In contrast to this section, the exhibition also takes a look at European Pop Art and the revival of the desire for reality. Inheriting the New Babylon spirit, Pop Art produced in Europe pour criticism on consumer society and media manipulation. Richard Hamilton is one of the key figures in the moment. Hamilton's fascination with Marcel Duchamp led him to spend long periods in Cadaqués after his first stay there in 1963. The British artist is an essential figure in the development of the Galeria Cadaqués, the tiny gallery that was a bastion of avant-garde art in the 1960s and 70s. It was here that the presence of Duchamp, Dalí, Cage, etc., connected Catalan art to the avant-gardes from the earlier part of the century. The works that the gallery's mainstay, Lanfranco Bombelli, has donated to the museum include such outstanding pieces as the Collaborations of Ch Rotham, produced by Richard Hamilton and Dieter Roth in 1976.

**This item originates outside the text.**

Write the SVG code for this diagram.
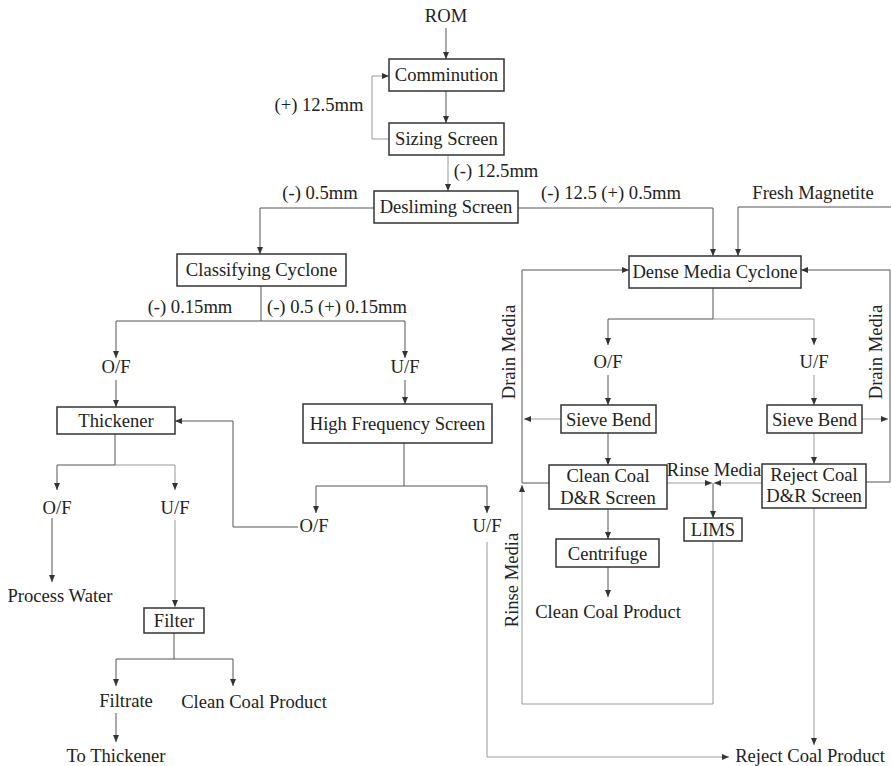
<svg xmlns="http://www.w3.org/2000/svg" width="891" height="766" viewBox="0 0 891 766">
<defs>
<marker id="ah" markerWidth="7" markerHeight="6" refX="7" refY="3" orient="auto" markerUnits="userSpaceOnUse">
<path d="M0,0 L7,3 L0,6 z" fill="#333"/>
</marker>
<style>
text{font-size:18.6px;fill:#222;text-anchor:middle}
.box{fill:#fff;stroke:#333;stroke-width:1.5}
.c{fill:none;stroke:#555;stroke-width:1}
.g{fill:none;stroke:#999;stroke-width:1}
.a{marker-end:url(#ah)}
</style>
</defs>
<rect width="891" height="766" fill="#fff"/>
<g id="connectors">
<path class="c a" d="M446,28 V59"/>
<path class="c a" d="M446,91 V123"/>
<path class="g a" d="M389,139 H372 V76 H389"/>
<path class="g a" d="M448,155 V191"/>
<path class="c a" d="M374,208 H260 V254"/>
<path class="c a" d="M518,208 H713 V256"/>
<path class="c a" d="M891,207 H738 V256"/>
<path class="c" d="M261,286 V321"/>
<path class="c a" d="M261,321 H116 V358"/>
<path class="c a" d="M261,321 H405 V358"/>
<path class="c a" d="M116,380 V407"/>
<path class="c a" d="M405,380 V404"/>
<path class="c" d="M115,434 V465"/>
<path class="c a" d="M115,465 H57 V490"/>
<path class="g a" d="M115,465 H175 V490"/>
<path class="c a" d="M52,518 V582"/>
<path class="g a" d="M175,520 V607"/>
<path class="c" d="M174,633 V659"/>
<path class="c a" d="M174,659 H116 V686"/>
<path class="c a" d="M174,659 H233 V686"/>
<path class="c a" d="M116,713 V742"/>
<path class="c a" d="M298,527 H233 V421 H175"/>
<path class="c" d="M404,443 V486"/>
<path class="c a" d="M404,486 H316 V513"/>
<path class="c a" d="M404,486 H487 V513"/>
<path class="g a" d="M487,542 V757 H729"/>
<path class="c a" d="M522,483 V270 H629"/>
<path class="c a" d="M890,482 V270 H801"/>
<path class="c" d="M713,288 V319"/>
<path class="c a" d="M713,319 H608 V345"/>
<path class="g a" d="M713,319 H814 V345"/>
<path class="c a" d="M608,375 V405"/>
<path class="g a" d="M814,375 V405"/>
<path class="g a" d="M561,419 H524"/>
<path class="g a" d="M862,419 H888"/>
<path class="c a" d="M608,433 V465"/>
<path class="g a" d="M814,433 V464"/>
<path class="c" d="M549,483 H522"/>
<path class="c" d="M866,482 H890"/>
<path class="g a" d="M667,483 H712"/>
<path class="g a" d="M762,483 H714"/>
<path class="c a" d="M713,483 V518"/>
<path class="g a" d="M713,541 V704 H522 V485"/>
<path class="c a" d="M608,509 V539"/>
<path class="c a" d="M608,567 V597"/>
<path class="g a" d="M814,508 V745"/>
</g>
<g font-family="'Liberation Serif', 'Times New Roman', Times, serif">
<g id="labels">
<text x="446" y="22">ROM</text>
<text x="319" y="111">(+) 12.5mm</text>
<text x="496" y="177">(-) 12.5mm</text>
<text x="320" y="199">(-) 0.5mm</text>
<text x="611" y="199">(-) 12.5 (+) 0.5mm</text>
<text x="813" y="199">Fresh Magnetite</text>
<text x="190" y="313">(-) 0.15mm</text>
<text x="337" y="313">(-) 0.5 (+) 0.15mm</text>
<text x="116" y="373">O/F</text>
<text x="405" y="373">U/F</text>
<text x="57" y="514">O/F</text>
<text x="175" y="514">U/F</text>
<text x="60" y="602">Process Water</text>
<text x="126" y="707">Filtrate</text>
<text x="254" y="708">Clean Coal Product</text>
<text x="116" y="762">To Thickener</text>
<text x="314" y="532">O/F</text>
<text x="487" y="532">U/F</text>
<text x="608" y="368">O/F</text>
<text x="814" y="368">U/F</text>
<text x="714" y="476">Rinse Media</text>
<text x="608" y="618">Clean Coal Product</text>
<text x="810" y="762">Reject Coal Product</text>
<text transform="translate(515,352) rotate(-90)">Drain Media</text>
<text transform="translate(882,352) rotate(-90)">Drain Media</text>
<text transform="translate(518,580) rotate(-90)">Rinse Media</text>
</g>
<g id="comminution"><rect class="box" x="389" y="59" width="115" height="32"/><text x="446.5" y="81">Comminution</text></g>
<g id="sizing-screen"><rect class="box" x="389" y="123" width="115" height="32"/><text x="446.5" y="145">Sizing Screen</text></g>
<g id="desliming-screen"><rect class="box" x="374" y="191" width="144" height="32"/><text x="446" y="213">Desliming Screen</text></g>
<g id="classifying-cyclone"><rect class="box" x="177" y="254" width="169" height="32"/><text x="261.5" y="276">Classifying Cyclone</text></g>
<g id="thickener"><rect class="box" x="57" y="407" width="118" height="27"/><text x="116" y="427">Thickener</text></g>
<g id="hf-screen"><rect class="box" x="303" y="404" width="189" height="39"/><text x="397.5" y="430">High Frequency Screen</text></g>
<g id="filter"><rect class="box" x="144" y="608" width="60" height="25"/><text x="174" y="627">Filter</text></g>
<g id="dm-cyclone"><rect class="box" x="629" y="256" width="172" height="32"/><text x="715" y="278">Dense Media Cyclone</text></g>
<g id="sieve-bend-1"><rect class="box" x="561" y="405" width="95" height="28"/><text x="608.5" y="426">Sieve Bend</text></g>
<g id="sieve-bend-2"><rect class="box" x="767" y="405" width="95" height="28"/><text x="814.5" y="426">Sieve Bend</text></g>
<g id="clean-dr-screen"><rect class="box" x="549" y="465" width="118" height="44"/><text x="608" y="482">Clean Coal</text><text x="608" y="504">D&amp;R Screen</text></g>
<g id="reject-dr-screen"><rect class="box" x="762" y="464" width="104" height="44"/><text x="814" y="481">Reject Coal</text><text x="814" y="502">D&amp;R Screen</text></g>
<g id="lims"><rect class="box" x="684" y="518" width="58" height="23"/><text x="713" y="536">LIMS</text></g>
<g id="centrifuge"><rect class="box" x="556" y="539" width="103" height="28"/><text x="607.5" y="560">Centrifuge</text></g>
</g>
</svg>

Hamilton and other Pop artists also played a decisive role in the development of several Catalan artists, such as Joan Rabascall, Jaume Xifra, Benet Rossell and Miralda. Some went to London, where they frequented Hamilton and Lawrence Alloway, later meeting up in Paris to create collaborative works—Ceremonials, for instance—parallel to their individual development. In the context of European Pop Art, which did not celebrate the industrialisation of consumer goods and objects, but denounced the impoverishment it caused, we find the work of Pere Noguera, whose use of photocopy techniques shows how the product can become simulation, the shadow of itself.

Floor 0 ends with a work by Reimundo Patiño, O home que falaba vegliota, a satirical story in the form of a comic strip, metaphorically depicting the situation of the Galician language. Even the Pope and the Pentagon persecute the last Vegliota speaker, who ends up in the hands of the murderous Gran Asesino Mundial Pepiño Manteiga.